La inevitable playa

Como suele ocurrir en este tiempo de verano, ya he padecido mi primera escapada a la playa. La memoria, que muchas veces es traicionera, te oculta las penurias propias de un día de playa y para ello te ciega con la atracción irresistible de unos días de vacaciones. Y he vuelto a caer.

Embadurnarse de crema protectora es el primer paso para pasar unas horas junto al mar. Cada vez me planteo con mayor insistencia qué sentido tiene protegerse con tal denuedo frente a un agente presumiblemente peligroso, en este caso el sol, cuando evitarlo es bien sencillo. Vendría a ser como entrar voluntariamente provisto de una careta antigas en una habitación infestada de gases tóxicos.

Además, darse crema protectora es todo un arte. No sólo porque tienes que distribuirla uniformemente sobre la piel de tus hijos -que si ya se mezcla con la arena desemboca en una situación indescriptible-, sino porque dársela a uno mismo siempre deja una “zona cero” en el centro de la espalda, más que nada debido a las limitaciones físicas de cualquiera que no tenga demasiadas dotes contorsionistas.

Y qué decir de la dificultad de andar sobre la arena hasta llegar al punto óptimo, es decir próximo al agua para vigilar a los niños y que además sople brisa. Si en este trayecto la arena quema (o en el de vuelta), uno puede empezar a ver espejismos a diestro y siniestro, como si estuviera perdido en pleno desierto.

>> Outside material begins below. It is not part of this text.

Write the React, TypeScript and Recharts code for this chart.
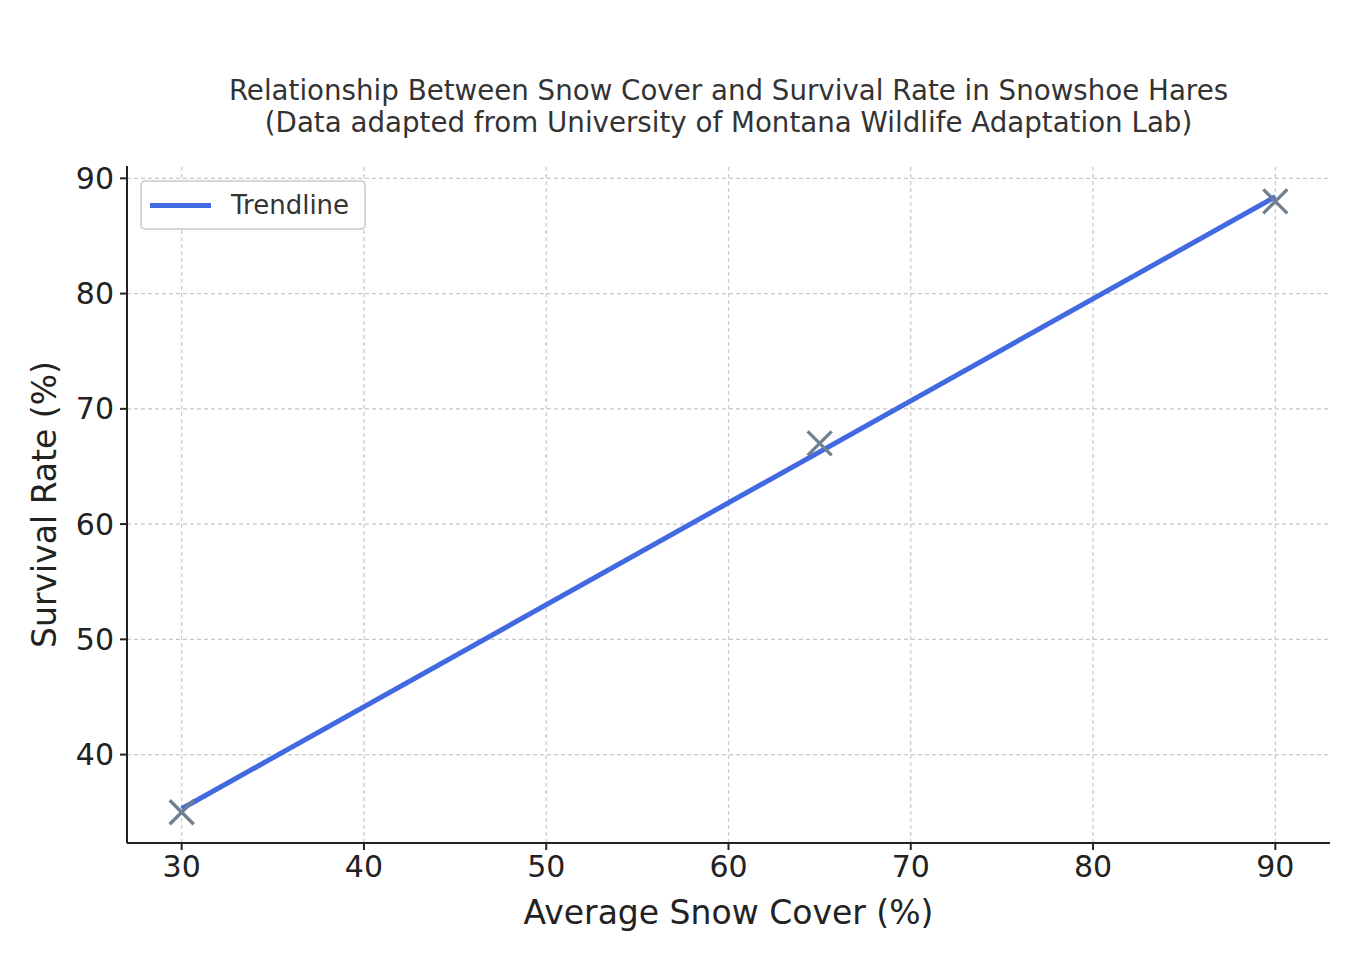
import {
  ComposedChart,
  Line,
  ReferenceLine,
  Scatter,
  XAxis,
  YAxis,
} from "recharts";

const snowCover = [30, 65, 90];
const survivalRate = [35, 67, 88];

// trendline ends
const trendX = [30, 90];
const trendY = [35.3, 88.4];

const xTicks = [30, 40, 50, 60, 70, 80, 90];
const yTicks = [40, 50, 60, 70, 80, 90];

const points = snowCover.map((x, i) => ({ x, y: survivalRate[i] }));
const trend = trendX.map((x, i) => ({ x, y: trendY[i] }));

const FONT = "'DejaVu Sans', sans-serif";
const INK = "#222";
const GRID = "#c8c8c8";

function Cross(props: any) {
  const { cx, cy } = props;
  const r = 12;
  return (
    <g stroke="#708090" strokeWidth={3.3}>
      <line x1={cx - r} y1={cy - r} x2={cx + r} y2={cy + r} />
      <line x1={cx - r} y1={cy + r} x2={cx + r} y2={cy - r} />
    </g>
  );
}

export default function App() {
  return (
    <div
      style={{
        position: "absolute",
        left: 0,
        top: 0,
        width: 1360,
        height: 960,
        background: "#fff",
        fontFamily: FONT,
      }}
    >
      <div
        style={{
          position: "absolute",
          left: 0,
          width: 1457,
          top: 75,
          textAlign: "center",
          fontSize: 27.7,
          lineHeight: "32px",
          color: "#333",
        }}
      >
        Relationship Between Snow Cover and Survival Rate in Snowshoe Hares
        <br />
        (Data adapted from University of Montana Wildlife Adaptation Lab)
      </div>
      <ComposedChart
        width={1360}
        height={960}
        margin={{ top: 166, right: 30, bottom: 87, left: 67 }}
      >
        {xTicks.map((t) => (
          <ReferenceLine
            key={"gx" + t}
            x={t}
            stroke={GRID}
            strokeDasharray="4 3"
            strokeWidth={1.2}
          />
        ))}
        {yTicks.map((t) => (
          <ReferenceLine
            key={"gy" + t}
            y={t}
            stroke={GRID}
            strokeDasharray="4 3"
            strokeWidth={1.2}
          />
        ))}
        <XAxis
          type="number"
          dataKey="x"
          domain={[27, 93]}
          ticks={xTicks}
          allowDataOverflow
          height={30}
          tickSize={7}
          tickMargin={4}
          axisLine={{ stroke: INK, strokeWidth: 2 }}
          tickLine={{ stroke: INK, strokeWidth: 2 }}
          tick={{ fontSize: 30, fill: INK, fontFamily: FONT, dy: 2 }}
          label={{
            value: "Average Snow Cover (%)",
            position: "insideBottom",
            offset: -51,
            fontSize: 33,
            fill: INK,
            fontFamily: FONT,
          }}
        />
        <YAxis
          type="number"
          dataKey="y"
          domain={[32.33, 91.07]}
          ticks={yTicks}
          allowDataOverflow
          width={60}
          tickSize={7}
          tickMargin={6}
          axisLine={{ stroke: INK, strokeWidth: 2 }}
          tickLine={{ stroke: INK, strokeWidth: 2 }}
          tick={{ fontSize: 30, fill: INK, fontFamily: FONT }}
          label={{
            value: "Survival Rate (%)",
            angle: -90,
            position: "center",
            dx: -53,
            fontSize: 33,
            fill: INK,
            fontFamily: FONT,
          }}
        />
        <Line
          data={trend}
          dataKey="y"
          name="Trendline"
          stroke="#4169E1"
          strokeWidth={5}
          dot={false}
          activeDot={false}
          isAnimationActive={false}
        />
        <Scatter
          data={points}
          dataKey="y"
          name="Data"
          legendType="none"
          shape={<Cross />}
          isAnimationActive={false}
        />
      </ComposedChart>
      <div
        style={{
          position: "absolute",
          left: 140,
          top: 180,
          border: "2px solid #d6d6d6",
          borderRadius: 5,
          background: "#fff",
          width: 226,
          height: 50,
          boxSizing: "border-box",
          display: "flex",
          alignItems: "center",
          fontSize: 26,
          color: "#333",
        }}
      >
        <span
          style={{
            display: "inline-block",
            width: 61,
            height: 5,
            background: "#4169E1",
            marginLeft: 8,
            marginRight: 20,
          }}
        />
        Trendline
      </div>
    </div>
  );
}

Así, en una playa francesa de la costa atlántica donde todavía quedan restos de un complejo de búnkeres dispuesto allí por el ejercito alemán durante la Segunda Guerra Mundial, cargado camino del coche con la bolsa y la silla de playa, no pude evitar retrotraerme al desembarco de Normandía. Con el peso que acarreaba, llegué a imaginarme como un soldado aliado con su mochila de combate y un mortero a la espalda, intentando salir de la playa bajo el fuego enemigo, cuando sus pies se hundían irremediablemente en la arena.

Afortunadamente, logré salir indemne de aquel infierno y alcanzar mi objetivo: un chiringuito -aunque en Francia no se llamen así- donde recompensaron mi hazaña con una cerveza fría. Todo esfuerzo tiene su premio.